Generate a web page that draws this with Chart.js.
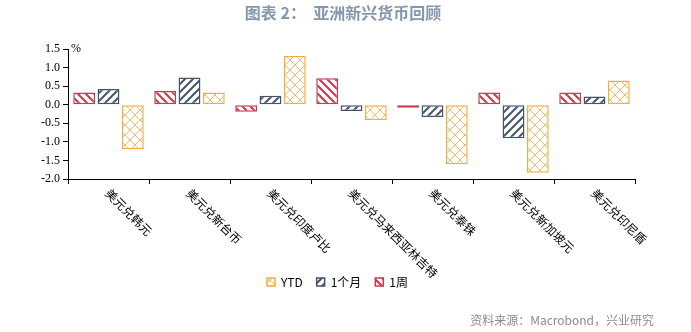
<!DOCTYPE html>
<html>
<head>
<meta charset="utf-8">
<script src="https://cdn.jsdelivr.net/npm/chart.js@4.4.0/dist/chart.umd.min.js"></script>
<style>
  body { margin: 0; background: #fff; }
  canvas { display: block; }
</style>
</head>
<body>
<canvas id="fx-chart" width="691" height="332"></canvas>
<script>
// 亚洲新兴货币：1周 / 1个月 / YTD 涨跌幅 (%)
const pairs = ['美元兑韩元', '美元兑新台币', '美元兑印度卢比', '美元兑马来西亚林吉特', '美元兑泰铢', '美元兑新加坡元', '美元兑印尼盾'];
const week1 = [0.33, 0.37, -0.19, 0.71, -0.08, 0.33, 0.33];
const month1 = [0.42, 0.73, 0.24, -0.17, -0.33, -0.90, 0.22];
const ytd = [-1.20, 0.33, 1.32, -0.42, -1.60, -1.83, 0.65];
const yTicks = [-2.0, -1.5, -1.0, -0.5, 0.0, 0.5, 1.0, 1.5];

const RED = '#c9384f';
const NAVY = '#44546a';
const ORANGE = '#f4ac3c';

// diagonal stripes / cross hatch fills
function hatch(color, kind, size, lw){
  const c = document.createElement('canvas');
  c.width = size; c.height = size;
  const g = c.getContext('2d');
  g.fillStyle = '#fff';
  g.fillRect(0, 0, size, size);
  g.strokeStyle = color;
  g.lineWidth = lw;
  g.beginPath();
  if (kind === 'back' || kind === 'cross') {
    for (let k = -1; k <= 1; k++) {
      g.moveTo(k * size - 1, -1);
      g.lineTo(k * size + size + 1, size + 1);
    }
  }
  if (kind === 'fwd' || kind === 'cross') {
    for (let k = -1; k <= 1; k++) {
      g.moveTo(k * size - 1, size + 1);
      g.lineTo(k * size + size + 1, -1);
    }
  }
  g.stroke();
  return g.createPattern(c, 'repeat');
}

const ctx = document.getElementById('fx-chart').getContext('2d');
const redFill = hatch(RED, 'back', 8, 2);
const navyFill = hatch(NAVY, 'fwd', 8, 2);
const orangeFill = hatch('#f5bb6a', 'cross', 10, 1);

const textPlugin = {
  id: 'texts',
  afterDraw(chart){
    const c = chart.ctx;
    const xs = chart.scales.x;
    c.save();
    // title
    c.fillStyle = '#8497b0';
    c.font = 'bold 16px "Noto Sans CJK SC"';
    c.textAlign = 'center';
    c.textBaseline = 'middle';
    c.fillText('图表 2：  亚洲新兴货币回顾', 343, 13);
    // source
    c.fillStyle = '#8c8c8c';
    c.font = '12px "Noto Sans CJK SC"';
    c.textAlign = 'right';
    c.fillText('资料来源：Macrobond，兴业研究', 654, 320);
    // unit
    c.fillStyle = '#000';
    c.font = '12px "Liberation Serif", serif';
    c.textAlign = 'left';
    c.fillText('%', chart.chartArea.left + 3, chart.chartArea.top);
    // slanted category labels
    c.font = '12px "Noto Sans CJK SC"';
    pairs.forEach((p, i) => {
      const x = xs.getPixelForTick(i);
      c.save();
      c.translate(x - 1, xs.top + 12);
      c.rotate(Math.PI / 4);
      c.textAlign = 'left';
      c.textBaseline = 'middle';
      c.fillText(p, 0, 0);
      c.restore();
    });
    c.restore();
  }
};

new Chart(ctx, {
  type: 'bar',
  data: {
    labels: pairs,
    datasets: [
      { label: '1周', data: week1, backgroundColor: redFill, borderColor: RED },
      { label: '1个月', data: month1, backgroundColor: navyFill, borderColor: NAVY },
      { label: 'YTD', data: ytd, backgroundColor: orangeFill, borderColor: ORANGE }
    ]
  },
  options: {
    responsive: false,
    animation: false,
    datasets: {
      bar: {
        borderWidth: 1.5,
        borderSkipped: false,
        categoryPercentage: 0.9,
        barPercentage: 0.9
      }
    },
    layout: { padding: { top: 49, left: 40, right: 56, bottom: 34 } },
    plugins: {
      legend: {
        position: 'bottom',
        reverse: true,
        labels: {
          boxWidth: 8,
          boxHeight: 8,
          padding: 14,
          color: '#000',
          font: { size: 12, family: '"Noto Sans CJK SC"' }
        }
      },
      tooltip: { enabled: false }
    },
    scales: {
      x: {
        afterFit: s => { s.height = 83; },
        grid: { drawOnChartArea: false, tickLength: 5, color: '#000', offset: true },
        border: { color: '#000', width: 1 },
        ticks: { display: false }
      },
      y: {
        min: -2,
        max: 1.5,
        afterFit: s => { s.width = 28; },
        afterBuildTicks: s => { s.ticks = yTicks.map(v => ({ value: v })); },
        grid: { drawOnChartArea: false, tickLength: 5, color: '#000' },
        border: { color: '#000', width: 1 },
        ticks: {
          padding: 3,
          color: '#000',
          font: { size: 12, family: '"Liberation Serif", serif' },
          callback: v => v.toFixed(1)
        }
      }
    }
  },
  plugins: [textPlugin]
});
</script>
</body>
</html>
——————
PROBLEM TO WORK ON: Omit every picture, then reproduce the rest of the listing exactly.

THE REPLY:
Generate a web page that draws this with Chart.js.
<!DOCTYPE html>
<html>
<head>
<meta charset="utf-8">
<script src="https://cdn.jsdelivr.net/npm/chart.js@4.4.0/dist/chart.umd.min.js"></script>
<style>
  body { margin: 0; background: #fff; }
  canvas { display: block; }
</style>
</head>
<body>
<canvas id="fx-chart" width="691" height="332"></canvas>
<script>
// 亚洲新兴货币：1周 / 1个月 / YTD 涨跌幅 (%)
const pairs = ['美元兑韩元', '美元兑新台币', '美元兑印度卢比', '美元兑马来西亚林吉特', '美元兑泰铢', '美元兑新加坡元', '美元兑印尼盾'];
const week1 = [0.33, 0.37, -0.19, 0.71, -0.08, 0.33, 0.33];
const month1 = [0.42, 0.73, 0.24, -0.17, -0.33, -0.90, 0.22];
const ytd = [-1.20, 0.33, 1.32, -0.42, -1.60, -1.83, 0.65];
const yTicks = [-2.0, -1.5, -1.0, -0.5, 0.0, 0.5, 1.0, 1.5];

const RED = '#c9384f';
const NAVY = '#44546a';
const ORANGE = '#f4ac3c';

// diagonal stripes / cross hatch fills
function hatch(color, kind, size, lw){
  const c = document.createElement('canvas');
  c.width = size; c.height = size;
  const g = c.getContext('2d');
  g.fillStyle = '#fff';
  g.fillRect(0, 0, size, size);
  g.strokeStyle = color;
  g.lineWidth = lw;
  g.beginPath();
  if (kind === 'back' || kind === 'cross') {
    for (let k = -1; k <= 1; k++) {
      g.moveTo(k * size - 1, -1);
      g.lineTo(k * size + size + 1, size + 1);
    }
  }
  if (kind === 'fwd' || kind === 'cross') {
    for (let k = -1; k <= 1; k++) {
      g.moveTo(k * size - 1, size + 1);
      g.lineTo(k * size + size + 1, -1);
    }
  }
  g.stroke();
  return g.createPattern(c, 'repeat');
}

const ctx = document.getElementById('fx-chart').getContext('2d');
const redFill = hatch(RED, 'back', 8, 2);
const navyFill = hatch(NAVY, 'fwd', 8, 2);
const orangeFill = hatch('#f5bb6a', 'cross', 10, 1);

const textPlugin = {
  id: 'texts',
  afterDraw(chart){
    const c = chart.ctx;
    const xs = chart.scales.x;
    c.save();
    // title
    c.fillStyle = '#8497b0';
    c.font = 'bold 16px "Noto Sans CJK SC"';
    c.textAlign = 'center';
    c.textBaseline = 'middle';
    c.fillText('图表 2：  亚洲新兴货币回顾', 343, 13);
    // source
    c.fillStyle = '#8c8c8c';
    c.font = '12px "Noto Sans CJK SC"';
    c.textAlign = 'right';
    c.fillText('资料来源：Macrobond，兴业研究', 654, 320);
    // unit
    c.fillStyle = '#000';
    c.font = '12px "Liberation Serif", serif';
    c.textAlign = 'left';
    c.fillText('%', chart.chartArea.left + 3, chart.chartArea.top);
    // slanted category labels
    c.font = '12px "Noto Sans CJK SC"';
    pairs.forEach((p, i) => {
      const x = xs.getPixelForTick(i);
      c.save();
      c.translate(x - 1, xs.top + 12);
      c.rotate(Math.PI / 4);
      c.textAlign = 'left';
      c.textBaseline = 'middle';
      c.fillText(p, 0, 0);
      c.restore();
    });
    c.restore();
  }
};

new Chart(ctx, {
  type: 'bar',
  data: {
    labels: pairs,
    datasets: [
      { label: '1周', data: week1, backgroundColor: redFill, borderColor: RED },
      { label: '1个月', data: month1, backgroundColor: navyFill, borderColor: NAVY },
      { label: 'YTD', data: ytd, backgroundColor: orangeFill, borderColor: ORANGE }
    ]
  },
  options: {
    responsive: false,
    animation: false,
    datasets: {
      bar: {
        borderWidth: 1.5,
        borderSkipped: false,
        categoryPercentage: 0.9,
        barPercentage: 0.9
      }
    },
    layout: { padding: { top: 49, left: 40, right: 56, bottom: 34 } },
    plugins: {
      legend: {
        position: 'bottom',
        reverse: true,
        labels: {
          boxWidth: 8,
          boxHeight: 8,
          padding: 14,
          color: '#000',
          font: { size: 12, family: '"Noto Sans CJK SC"' }
        }
      },
      tooltip: { enabled: false }
    },
    scales: {
      x: {
        afterFit: s => { s.height = 83; },
        grid: { drawOnChartArea: false, tickLength: 5, color: '#000', offset: true },
        border: { color: '#000', width: 1 },
        ticks: { display: false }
      },
      y: {
        min: -2,
        max: 1.5,
        afterFit: s => { s.width = 28; },
        afterBuildTicks: s => { s.ticks = yTicks.map(v => ({ value: v })); },
        grid: { drawOnChartArea: false, tickLength: 5, color: '#000' },
        border: { color: '#000', width: 1 },
        ticks: {
          padding: 3,
          color: '#000',
          font: { size: 12, family: '"Liberation Serif", serif' },
          callback: v => v.toFixed(1)
        }
      }
    }
  },
  plugins: [textPlugin]
});
</script>
</body>
</html>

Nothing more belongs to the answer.